For his conspicuous gallantry on October 25th, 2007, in Afghanistan’s dangerous Korengal Valley, 22-year-old Giunta received the military’s highest award for bravery. To hear him tell it, he did only what he was trained to do, no more than many others who behaved so courageously that day. With an assist from Layden (co-author, with Ace Frehley: No Regrets: A Rock ’n’ Roll Memoir, 2011, etc.), Giunta’s conversational narrative builds to the ambush on Honcho Hill that slaughtered two buddies and marked him as a hero.
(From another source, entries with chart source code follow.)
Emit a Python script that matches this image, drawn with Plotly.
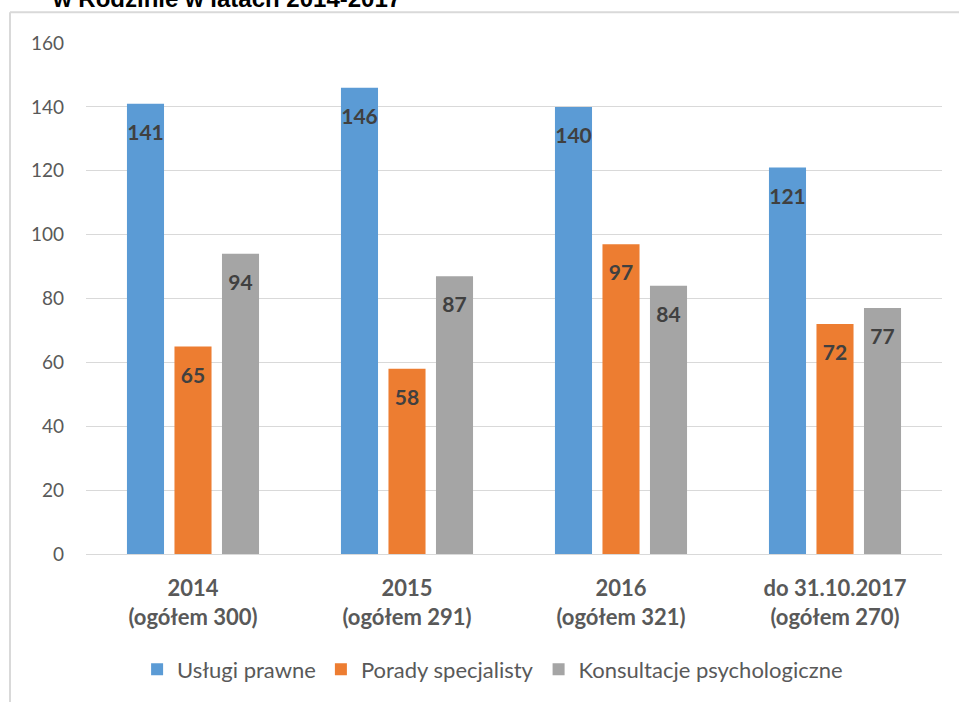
import plotly.graph_objects as go

categories = ["2014<br>(ogółem 300)", "2015<br>(ogółem 291)", "2016<br>(ogółem 321)", "do 31.10.2017<br>(ogółem 270)"]
series_names = ["Usługi prawne", "Porady specjalisty", "Konsultacje psychologiczne"]
uslugi = [141, 146, 140, 121]
porady = [65, 58, 97, 72]
konsultacje = [94, 87, 84, 77]
colors = ["#5B9BD5", "#ED7D31", "#A5A5A5"]
y_ticks = [0, 20, 40, 60, 80, 100, 120, 140, 160]
title_text = "w Rodzinie w latach 2014-2017"

FONT = "Lato"
W, H = 959, 702
ML, MR, MT, MB = 86, 17, 43, 145

fig = go.Figure()
for i, (name, vals) in enumerate(zip(series_names, [uslugi, porady, konsultacje])):
    fig.add_trace(go.Bar(
        x=categories, y=vals, name=name,
        marker=dict(color=colors[i], line=dict(width=0)),
        offsetgroup=str(i), alignmentgroup="a",
        hoverinfo="skip",
    ))
for i, (name, vals) in enumerate(zip(series_names, [uslugi, porady, konsultacje])):
    fig.add_trace(go.Scatter(
        x=categories, y=vals, mode="markers+text", text=[str(v) for v in vals],
        textposition="bottom center",
        marker=dict(size=31, color="rgba(0,0,0,0)", line=dict(width=0)),
        textfont=dict(family=FONT, size=21, color="#404040", weight="bold"),
        offsetgroup=str(i), alignmentgroup="a",
        showlegend=False, hoverinfo="skip",
    ))

plot_h = H - MT - MB
plot_w = W - ML - MR
top_y = 1 + (MT - 12) / plot_h
left_x = (10 - ML) / plot_w
bot_y = -(MB) / plot_h

fig.update_layout(
    width=W, height=H,
    margin=dict(l=ML, r=MR, t=MT, b=MB),
    paper_bgcolor="white", plot_bgcolor="white",
    barmode="group", bargap=0.334, bargroupgap=0.22,
    scattermode="group", scattergap=0.334,
    font=dict(family=FONT, color="#595959"),
    xaxis=dict(
        showgrid=False, showline=False, zeroline=False,
        tickfont=dict(family=FONT, size=22, color="#595959", weight="bold"),
        ticks="", fixedrange=True, ticklabelstandoff=19,
    ),
    yaxis=dict(
        range=[0, 160], tickvals=y_ticks, showgrid=True, gridcolor="#D9D9D9", gridwidth=1.3,
        zeroline=True, zerolinecolor="#D9D9D9", zerolinewidth=1.3,
        showline=False, ticks="", ticklabelstandoff=21, fixedrange=True,
        tickfont=dict(family=FONT, size=19, color="#595959"),
    ),
    legend=dict(
        orientation="h", x=0.475, xanchor="center", y=-0.226, yanchor="middle",
        font=dict(family=FONT, size=22, color="#595959"),
        traceorder="normal",
    ),
    shapes=[
        dict(type="line", xref="paper", yref="paper", x0=left_x, x1=(W - ML) / plot_w + 0.01,
             y0=top_y, y1=top_y, line=dict(color="#D9D9D9", width=2)),
        dict(type="line", xref="paper", yref="paper", x0=left_x, x1=left_x,
             y0=top_y, y1=bot_y - 0.05, line=dict(color="#D9D9D9", width=2)),
    ],
    annotations=[
        dict(text=title_text, xref="paper", yref="paper", x=(50 - ML) / plot_w, xanchor="left",
             y=1 + (MT - 14) / plot_h, yanchor="bottom", showarrow=False,
             font=dict(family="Liberation Sans", size=24, color="#000000", weight="bold")),
    ],
)

fig.write_html("out.html", config={"displayModeBar": False},
               post_script="document.body.style.margin='0';document.body.style.overflow='hidden';")
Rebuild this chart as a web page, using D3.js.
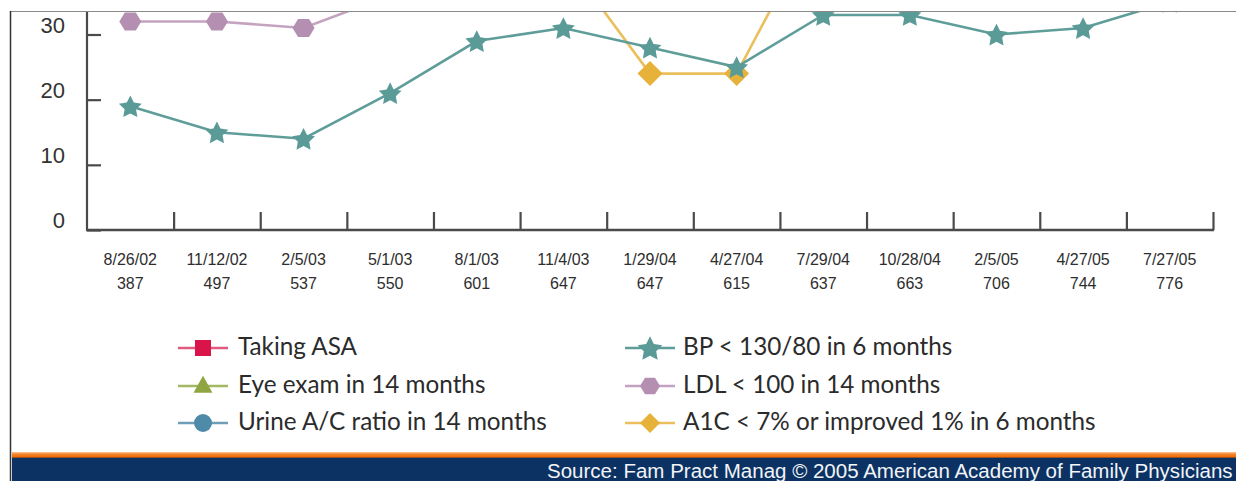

But then: “How can I be so great if I allowed two of my friends to get killed?” An indifferent Iowa schoolboy, Giunta was sitting in his high school chemistry class on 9/11. Two years later, at loggerheads with his father, he joined the Army looking for excitement. After two tours in Afghanistan, he found plenty, but he also acquired a well-earned, cruel brand of wisdom. Self-effacing throughout, unstinting in his praise of his fellow warriors, Giunta remarks on the difference between the exhilaration of combat and the tedium of war. He comments on the effects of adrenaline in battle, the underappreciated role of luck and timing, the emotional distance required to fight effectively, the shocking disposability of life and the decidedly atypical character traits that mark the combat soldier. Candid, confessional, sometimes politically incorrect, Giunta’s tale is at once mundane and remarkable. He has come to terms with the Medal of Honor, largely because he recognizes its inspirational effect on others, but he cannot recall the day he earned it without feeling sadness and loss, without shame that he somehow let down his brothers in battle.
A simply told account that reminds us of the awesome weight accompanying this signal honor.